Not from Mumbai? You may have to pay more in civic hospitals
The Brihanmumbai Municipal Corporation (BMC) is mulling this option in its 2017-18 budget to be tabled on Wednesday with an eye on increasing its non-tax revenues ahead of the Goods and Services Tax (GST) roll outmumbai Updated: Mar 27, 2017 15:38 IST
If you are not from the city and avail medical services from civic hospitals, you may be asked to pay more than those who are from Mumbai.
The Brihanmumbai Municipal Corporation (BMC) is mulling this option in its 2017-18 budget to be tabled on Wednesday with an eye on increasing its non-tax revenues ahead of the Goods and Services Tax (GST) roll out.
Non- tax revenue is the income earned by government from sources other than taxing the citizens.
The uniform GST in July will finally discontinue octroi, which garners maximum revenue for the civic body. With its powers to tax also largely taken away, the civic body will increasingly focus on non-tax revenue.
This may pinch your pockets in ways such as a hike in fees for birth and death certificates given by the civic body, more rent on BMC-owned leased plots and increase in penalties, with the civic body keen on maintaining its buoyancy post GST.
While there is no clarity yet on the increase in various fees charged by the civic body, officials indicated the controversial suggestion of having a separate fee structure for patients outside Mumbai was likely to make a comeback this year.
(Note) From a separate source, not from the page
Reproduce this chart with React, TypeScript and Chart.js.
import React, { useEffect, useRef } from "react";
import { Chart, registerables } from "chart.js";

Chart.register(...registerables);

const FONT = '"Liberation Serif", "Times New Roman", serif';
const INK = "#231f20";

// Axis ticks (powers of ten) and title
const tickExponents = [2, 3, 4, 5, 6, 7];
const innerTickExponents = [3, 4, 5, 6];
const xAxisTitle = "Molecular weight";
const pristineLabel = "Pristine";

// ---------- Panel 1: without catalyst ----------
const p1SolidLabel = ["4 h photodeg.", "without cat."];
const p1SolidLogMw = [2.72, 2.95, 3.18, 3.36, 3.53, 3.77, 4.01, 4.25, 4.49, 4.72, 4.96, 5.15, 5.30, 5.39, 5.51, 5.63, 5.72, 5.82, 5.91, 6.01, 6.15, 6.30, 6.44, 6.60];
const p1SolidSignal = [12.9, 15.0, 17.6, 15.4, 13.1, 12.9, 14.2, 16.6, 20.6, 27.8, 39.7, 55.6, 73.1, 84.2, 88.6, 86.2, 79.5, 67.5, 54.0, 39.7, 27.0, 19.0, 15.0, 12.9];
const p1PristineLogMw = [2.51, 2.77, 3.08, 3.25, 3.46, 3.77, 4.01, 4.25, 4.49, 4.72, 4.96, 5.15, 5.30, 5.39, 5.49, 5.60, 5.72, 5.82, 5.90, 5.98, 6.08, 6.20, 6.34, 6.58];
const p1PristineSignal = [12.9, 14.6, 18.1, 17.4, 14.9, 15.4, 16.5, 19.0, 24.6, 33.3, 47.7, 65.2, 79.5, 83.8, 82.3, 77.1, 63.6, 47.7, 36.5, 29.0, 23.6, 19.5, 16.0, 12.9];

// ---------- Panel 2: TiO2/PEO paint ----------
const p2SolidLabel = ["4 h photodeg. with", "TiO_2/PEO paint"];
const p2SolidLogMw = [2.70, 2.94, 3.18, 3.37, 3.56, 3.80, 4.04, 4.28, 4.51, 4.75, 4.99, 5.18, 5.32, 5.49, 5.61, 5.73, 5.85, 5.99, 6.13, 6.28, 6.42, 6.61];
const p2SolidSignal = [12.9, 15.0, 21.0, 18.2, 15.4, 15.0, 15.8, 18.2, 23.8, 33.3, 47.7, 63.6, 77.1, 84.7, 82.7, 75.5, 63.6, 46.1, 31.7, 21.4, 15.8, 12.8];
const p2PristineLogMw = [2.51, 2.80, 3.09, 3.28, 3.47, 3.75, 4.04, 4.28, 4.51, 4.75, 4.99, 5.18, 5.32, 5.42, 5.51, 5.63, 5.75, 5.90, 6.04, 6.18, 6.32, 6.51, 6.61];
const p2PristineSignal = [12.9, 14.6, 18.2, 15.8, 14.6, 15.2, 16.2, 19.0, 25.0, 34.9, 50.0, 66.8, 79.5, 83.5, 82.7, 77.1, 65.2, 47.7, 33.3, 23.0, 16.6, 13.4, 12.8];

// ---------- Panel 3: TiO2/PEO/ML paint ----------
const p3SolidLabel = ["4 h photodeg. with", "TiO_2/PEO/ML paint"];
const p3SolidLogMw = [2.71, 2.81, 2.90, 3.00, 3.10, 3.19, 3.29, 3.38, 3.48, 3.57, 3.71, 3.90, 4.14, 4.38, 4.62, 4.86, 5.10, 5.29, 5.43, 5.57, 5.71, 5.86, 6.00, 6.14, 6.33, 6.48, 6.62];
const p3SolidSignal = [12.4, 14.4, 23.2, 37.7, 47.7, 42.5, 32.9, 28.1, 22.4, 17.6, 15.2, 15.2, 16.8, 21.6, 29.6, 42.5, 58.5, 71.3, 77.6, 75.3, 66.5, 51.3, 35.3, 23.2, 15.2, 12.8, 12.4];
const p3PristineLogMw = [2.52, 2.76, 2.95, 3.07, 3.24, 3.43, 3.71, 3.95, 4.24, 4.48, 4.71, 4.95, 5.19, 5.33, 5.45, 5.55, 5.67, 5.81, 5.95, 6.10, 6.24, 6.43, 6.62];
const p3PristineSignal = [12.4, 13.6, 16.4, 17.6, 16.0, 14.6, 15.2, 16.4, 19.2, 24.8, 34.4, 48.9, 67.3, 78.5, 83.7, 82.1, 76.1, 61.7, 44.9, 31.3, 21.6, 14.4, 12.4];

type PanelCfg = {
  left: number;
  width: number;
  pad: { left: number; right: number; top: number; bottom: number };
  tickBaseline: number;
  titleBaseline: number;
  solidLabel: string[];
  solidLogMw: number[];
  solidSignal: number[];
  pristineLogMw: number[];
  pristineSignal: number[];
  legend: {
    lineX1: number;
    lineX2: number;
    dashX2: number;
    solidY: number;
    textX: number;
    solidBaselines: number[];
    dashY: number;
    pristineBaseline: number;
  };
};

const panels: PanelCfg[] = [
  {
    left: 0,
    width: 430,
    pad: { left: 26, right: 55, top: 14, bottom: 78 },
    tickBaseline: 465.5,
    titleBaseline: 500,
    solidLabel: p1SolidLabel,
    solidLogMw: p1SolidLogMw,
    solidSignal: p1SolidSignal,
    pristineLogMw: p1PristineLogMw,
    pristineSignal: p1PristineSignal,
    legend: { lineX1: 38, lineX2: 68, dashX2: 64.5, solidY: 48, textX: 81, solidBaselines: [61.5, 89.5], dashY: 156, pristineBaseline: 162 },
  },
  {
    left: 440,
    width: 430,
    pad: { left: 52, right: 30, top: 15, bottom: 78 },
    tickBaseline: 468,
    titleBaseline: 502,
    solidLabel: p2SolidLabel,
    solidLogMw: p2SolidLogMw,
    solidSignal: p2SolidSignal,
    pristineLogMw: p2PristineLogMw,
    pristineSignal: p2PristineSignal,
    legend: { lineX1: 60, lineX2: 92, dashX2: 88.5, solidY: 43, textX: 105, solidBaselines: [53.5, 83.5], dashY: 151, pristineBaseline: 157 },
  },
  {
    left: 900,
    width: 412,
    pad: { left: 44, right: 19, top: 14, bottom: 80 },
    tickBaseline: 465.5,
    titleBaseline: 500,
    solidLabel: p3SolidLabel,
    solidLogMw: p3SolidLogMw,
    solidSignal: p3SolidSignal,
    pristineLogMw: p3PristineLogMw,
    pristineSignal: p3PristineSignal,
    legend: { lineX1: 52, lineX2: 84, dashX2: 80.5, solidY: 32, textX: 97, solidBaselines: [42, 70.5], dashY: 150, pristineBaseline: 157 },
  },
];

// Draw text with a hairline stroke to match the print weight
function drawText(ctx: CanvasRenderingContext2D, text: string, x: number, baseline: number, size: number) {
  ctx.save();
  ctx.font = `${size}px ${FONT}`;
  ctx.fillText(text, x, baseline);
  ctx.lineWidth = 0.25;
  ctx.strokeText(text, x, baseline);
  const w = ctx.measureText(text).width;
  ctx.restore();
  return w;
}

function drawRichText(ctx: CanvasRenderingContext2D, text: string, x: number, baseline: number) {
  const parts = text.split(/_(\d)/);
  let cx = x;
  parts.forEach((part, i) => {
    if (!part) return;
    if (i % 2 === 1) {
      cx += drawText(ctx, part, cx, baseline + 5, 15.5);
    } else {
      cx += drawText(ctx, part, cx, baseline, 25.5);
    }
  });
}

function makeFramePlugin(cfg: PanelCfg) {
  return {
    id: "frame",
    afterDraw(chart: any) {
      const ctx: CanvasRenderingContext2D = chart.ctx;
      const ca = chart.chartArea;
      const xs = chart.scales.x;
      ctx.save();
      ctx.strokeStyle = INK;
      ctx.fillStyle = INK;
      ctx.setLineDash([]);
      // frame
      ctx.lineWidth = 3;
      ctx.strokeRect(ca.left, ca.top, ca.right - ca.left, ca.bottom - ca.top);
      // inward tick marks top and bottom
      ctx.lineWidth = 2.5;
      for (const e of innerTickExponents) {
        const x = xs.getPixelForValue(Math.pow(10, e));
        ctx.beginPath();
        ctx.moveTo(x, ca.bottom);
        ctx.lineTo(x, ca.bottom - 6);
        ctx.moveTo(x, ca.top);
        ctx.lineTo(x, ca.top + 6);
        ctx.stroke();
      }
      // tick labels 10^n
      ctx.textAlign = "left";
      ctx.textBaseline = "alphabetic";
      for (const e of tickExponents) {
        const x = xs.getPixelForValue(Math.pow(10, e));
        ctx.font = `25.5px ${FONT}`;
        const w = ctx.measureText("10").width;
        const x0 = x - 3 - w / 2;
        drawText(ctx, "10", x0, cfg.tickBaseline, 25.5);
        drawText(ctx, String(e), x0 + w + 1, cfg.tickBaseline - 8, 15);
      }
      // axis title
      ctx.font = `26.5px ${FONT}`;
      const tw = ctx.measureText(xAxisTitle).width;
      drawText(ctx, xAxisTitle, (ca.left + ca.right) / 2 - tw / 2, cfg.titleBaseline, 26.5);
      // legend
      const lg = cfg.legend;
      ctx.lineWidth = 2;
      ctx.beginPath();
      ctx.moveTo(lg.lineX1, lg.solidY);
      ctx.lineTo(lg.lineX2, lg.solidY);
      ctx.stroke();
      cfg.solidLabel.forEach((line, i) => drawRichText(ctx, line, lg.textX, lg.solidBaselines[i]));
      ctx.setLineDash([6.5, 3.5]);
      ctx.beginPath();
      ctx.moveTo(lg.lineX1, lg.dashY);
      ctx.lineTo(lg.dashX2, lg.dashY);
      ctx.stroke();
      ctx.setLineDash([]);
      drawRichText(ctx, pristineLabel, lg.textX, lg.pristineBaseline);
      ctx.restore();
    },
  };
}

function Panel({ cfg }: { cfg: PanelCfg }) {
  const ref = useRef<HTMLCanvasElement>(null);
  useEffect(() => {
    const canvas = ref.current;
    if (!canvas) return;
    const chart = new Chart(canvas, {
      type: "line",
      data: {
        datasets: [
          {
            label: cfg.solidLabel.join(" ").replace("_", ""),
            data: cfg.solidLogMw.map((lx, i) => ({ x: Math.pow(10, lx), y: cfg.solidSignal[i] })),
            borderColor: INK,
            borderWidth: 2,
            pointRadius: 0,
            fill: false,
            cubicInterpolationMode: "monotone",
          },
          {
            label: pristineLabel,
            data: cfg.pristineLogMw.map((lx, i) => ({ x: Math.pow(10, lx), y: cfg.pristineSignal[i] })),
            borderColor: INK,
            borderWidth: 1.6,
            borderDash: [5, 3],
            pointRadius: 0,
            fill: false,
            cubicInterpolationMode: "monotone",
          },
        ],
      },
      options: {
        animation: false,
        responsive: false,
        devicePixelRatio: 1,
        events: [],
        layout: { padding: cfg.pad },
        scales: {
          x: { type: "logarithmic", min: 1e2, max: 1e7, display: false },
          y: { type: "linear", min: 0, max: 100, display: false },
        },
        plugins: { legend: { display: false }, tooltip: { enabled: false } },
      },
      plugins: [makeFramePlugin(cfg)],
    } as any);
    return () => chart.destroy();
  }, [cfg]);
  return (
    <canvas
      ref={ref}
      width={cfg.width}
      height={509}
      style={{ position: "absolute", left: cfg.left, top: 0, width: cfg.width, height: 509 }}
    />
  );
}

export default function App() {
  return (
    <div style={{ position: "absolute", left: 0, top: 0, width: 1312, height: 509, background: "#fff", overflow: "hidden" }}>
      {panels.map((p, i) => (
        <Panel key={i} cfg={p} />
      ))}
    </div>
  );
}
This would mean patients from nearby regions, including Thane, Dombivli, Navi Mumbai and Kalyan, will have to pay a different fee as opposed to those living in Mumbai for treatment at KEM, Nair and Sion hospitals.
The civic body stated earlier that nearly 45% of the patients treated at civic hospitals are from outside. However, in lieu of the BMC polls, the proposal was shot down last year, with all parties calling it discriminatory.
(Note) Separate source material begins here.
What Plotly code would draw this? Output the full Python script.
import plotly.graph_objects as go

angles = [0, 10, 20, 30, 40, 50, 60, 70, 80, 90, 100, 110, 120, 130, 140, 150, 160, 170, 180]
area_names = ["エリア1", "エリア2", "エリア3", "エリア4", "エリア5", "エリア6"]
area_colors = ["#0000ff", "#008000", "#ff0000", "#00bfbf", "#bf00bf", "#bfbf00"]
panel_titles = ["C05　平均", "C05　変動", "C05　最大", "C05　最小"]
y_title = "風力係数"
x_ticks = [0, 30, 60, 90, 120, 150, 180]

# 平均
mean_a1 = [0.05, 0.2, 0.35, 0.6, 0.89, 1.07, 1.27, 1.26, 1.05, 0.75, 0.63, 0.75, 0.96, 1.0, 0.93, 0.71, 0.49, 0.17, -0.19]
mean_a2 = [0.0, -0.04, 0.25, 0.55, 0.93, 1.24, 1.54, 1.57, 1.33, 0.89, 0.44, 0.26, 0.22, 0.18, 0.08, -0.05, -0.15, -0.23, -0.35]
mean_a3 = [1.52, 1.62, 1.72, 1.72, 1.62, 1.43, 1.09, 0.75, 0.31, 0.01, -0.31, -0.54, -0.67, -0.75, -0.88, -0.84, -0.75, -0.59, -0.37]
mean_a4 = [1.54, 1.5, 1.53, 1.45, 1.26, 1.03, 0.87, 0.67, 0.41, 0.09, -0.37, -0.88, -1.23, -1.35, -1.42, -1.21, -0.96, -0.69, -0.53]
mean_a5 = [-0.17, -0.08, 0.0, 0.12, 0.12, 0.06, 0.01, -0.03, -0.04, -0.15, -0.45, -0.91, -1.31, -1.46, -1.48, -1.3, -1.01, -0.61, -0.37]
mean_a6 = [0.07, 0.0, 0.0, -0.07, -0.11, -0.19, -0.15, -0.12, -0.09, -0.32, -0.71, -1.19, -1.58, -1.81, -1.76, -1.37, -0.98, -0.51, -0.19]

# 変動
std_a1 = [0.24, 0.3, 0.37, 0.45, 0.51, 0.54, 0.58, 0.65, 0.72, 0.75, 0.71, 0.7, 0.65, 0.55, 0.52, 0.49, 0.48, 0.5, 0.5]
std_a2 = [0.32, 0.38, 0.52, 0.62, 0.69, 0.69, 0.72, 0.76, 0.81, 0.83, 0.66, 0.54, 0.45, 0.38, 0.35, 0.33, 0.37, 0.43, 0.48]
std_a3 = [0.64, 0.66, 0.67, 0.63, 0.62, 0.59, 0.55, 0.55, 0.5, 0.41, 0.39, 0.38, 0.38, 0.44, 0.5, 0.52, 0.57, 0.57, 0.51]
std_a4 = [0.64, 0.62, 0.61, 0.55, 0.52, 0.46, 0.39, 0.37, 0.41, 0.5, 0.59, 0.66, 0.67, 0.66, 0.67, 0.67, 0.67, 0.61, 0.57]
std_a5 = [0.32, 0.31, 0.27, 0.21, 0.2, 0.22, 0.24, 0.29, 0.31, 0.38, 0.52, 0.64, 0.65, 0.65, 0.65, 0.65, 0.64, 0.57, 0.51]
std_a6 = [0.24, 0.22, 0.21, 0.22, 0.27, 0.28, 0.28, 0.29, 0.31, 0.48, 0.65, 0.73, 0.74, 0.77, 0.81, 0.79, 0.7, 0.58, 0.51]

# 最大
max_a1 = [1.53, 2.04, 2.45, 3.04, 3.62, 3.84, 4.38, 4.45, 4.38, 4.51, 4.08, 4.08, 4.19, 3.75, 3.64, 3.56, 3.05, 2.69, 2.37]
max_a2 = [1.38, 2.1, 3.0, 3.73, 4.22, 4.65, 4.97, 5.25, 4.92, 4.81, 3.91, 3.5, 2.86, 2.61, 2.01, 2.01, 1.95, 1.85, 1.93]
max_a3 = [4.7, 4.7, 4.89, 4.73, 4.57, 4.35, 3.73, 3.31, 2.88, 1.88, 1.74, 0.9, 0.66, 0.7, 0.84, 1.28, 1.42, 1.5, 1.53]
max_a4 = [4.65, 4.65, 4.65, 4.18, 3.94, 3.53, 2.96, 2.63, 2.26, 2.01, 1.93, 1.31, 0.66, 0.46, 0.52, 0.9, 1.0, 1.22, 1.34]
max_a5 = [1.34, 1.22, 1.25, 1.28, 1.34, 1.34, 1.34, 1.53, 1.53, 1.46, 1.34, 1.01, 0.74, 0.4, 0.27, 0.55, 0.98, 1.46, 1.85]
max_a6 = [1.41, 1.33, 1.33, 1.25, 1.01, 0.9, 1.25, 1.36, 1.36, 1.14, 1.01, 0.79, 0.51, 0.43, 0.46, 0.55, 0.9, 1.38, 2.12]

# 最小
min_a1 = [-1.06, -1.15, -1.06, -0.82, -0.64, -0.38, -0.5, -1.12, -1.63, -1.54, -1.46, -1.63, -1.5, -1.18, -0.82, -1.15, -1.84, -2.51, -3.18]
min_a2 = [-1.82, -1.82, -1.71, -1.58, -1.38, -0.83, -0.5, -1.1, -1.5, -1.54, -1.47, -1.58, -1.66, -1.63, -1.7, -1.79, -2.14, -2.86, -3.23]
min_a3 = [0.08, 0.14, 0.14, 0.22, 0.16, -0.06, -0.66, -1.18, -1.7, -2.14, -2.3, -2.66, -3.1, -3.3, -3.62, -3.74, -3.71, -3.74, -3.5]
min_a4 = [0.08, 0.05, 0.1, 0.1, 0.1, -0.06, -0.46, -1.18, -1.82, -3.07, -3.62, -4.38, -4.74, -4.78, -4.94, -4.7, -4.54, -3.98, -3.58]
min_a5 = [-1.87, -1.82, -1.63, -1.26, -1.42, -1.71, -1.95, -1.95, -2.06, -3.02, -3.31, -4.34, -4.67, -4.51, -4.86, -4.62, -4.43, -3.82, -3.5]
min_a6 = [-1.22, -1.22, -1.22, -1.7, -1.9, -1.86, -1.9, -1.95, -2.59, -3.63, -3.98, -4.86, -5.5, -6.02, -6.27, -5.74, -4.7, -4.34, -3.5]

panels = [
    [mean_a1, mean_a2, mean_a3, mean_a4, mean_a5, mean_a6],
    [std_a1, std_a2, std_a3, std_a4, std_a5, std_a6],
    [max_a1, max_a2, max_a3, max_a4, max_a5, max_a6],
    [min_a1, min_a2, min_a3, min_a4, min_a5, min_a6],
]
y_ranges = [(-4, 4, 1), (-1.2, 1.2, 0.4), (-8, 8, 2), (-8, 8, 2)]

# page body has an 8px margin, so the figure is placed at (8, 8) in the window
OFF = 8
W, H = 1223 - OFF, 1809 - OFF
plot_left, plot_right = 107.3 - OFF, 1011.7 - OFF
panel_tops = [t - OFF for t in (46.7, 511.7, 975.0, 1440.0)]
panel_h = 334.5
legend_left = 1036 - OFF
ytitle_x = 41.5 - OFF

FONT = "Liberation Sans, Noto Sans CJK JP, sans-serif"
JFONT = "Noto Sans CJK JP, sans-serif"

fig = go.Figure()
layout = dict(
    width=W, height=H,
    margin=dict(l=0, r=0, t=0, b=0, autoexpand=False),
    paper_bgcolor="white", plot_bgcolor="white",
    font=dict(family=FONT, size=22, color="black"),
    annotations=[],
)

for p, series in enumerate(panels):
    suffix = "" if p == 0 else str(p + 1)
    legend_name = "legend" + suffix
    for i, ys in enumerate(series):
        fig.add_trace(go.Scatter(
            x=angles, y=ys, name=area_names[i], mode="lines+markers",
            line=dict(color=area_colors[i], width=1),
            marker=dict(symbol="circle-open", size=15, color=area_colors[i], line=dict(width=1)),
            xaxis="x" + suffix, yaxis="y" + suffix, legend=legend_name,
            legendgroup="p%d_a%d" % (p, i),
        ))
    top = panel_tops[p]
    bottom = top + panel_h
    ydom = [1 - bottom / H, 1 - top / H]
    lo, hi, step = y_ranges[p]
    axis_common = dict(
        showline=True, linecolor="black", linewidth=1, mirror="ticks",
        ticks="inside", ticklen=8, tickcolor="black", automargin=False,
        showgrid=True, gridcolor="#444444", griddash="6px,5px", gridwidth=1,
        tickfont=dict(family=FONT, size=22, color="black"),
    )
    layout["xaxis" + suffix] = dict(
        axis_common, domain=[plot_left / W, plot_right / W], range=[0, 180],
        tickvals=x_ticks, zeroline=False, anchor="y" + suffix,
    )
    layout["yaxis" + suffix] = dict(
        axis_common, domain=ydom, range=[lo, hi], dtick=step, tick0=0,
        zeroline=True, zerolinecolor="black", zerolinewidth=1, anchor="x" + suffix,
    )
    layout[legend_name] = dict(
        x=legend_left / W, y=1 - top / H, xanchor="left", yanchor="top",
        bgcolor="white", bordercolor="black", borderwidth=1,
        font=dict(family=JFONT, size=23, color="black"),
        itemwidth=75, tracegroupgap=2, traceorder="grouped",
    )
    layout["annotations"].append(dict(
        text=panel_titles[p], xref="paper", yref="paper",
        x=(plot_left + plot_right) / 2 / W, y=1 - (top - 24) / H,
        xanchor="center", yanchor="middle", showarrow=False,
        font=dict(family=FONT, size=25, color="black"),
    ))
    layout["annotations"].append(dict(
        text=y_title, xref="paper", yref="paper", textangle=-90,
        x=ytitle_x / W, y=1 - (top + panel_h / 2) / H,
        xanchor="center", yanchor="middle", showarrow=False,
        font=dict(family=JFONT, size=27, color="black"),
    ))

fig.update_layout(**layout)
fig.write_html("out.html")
“We are not in a bad situation [financially] as of now. However, with doubts over reimbursement by the state, we are looking at unconventional methods to maintain buoyancy,” said a senior civic official.
After the GST introduction, Centre has promised to compensate states if their revenue growth is below 14% in the first five years of GST. However, the BMC is unclear as to how state will reimburse the losses, primary being the earnings from Octroi which on an average provides BMC with Rs 7,000 crore, annually.
A closer look at civic body’s income shows that nearly 69% is earned from taxes. Of this nearly 59% is from Octroi alone. Another civic official involved in budget making process said “Since last budget we had begun increasing our non-tax revenue. In the last budget speech civic chief had asked all departments to explore other sources of income.”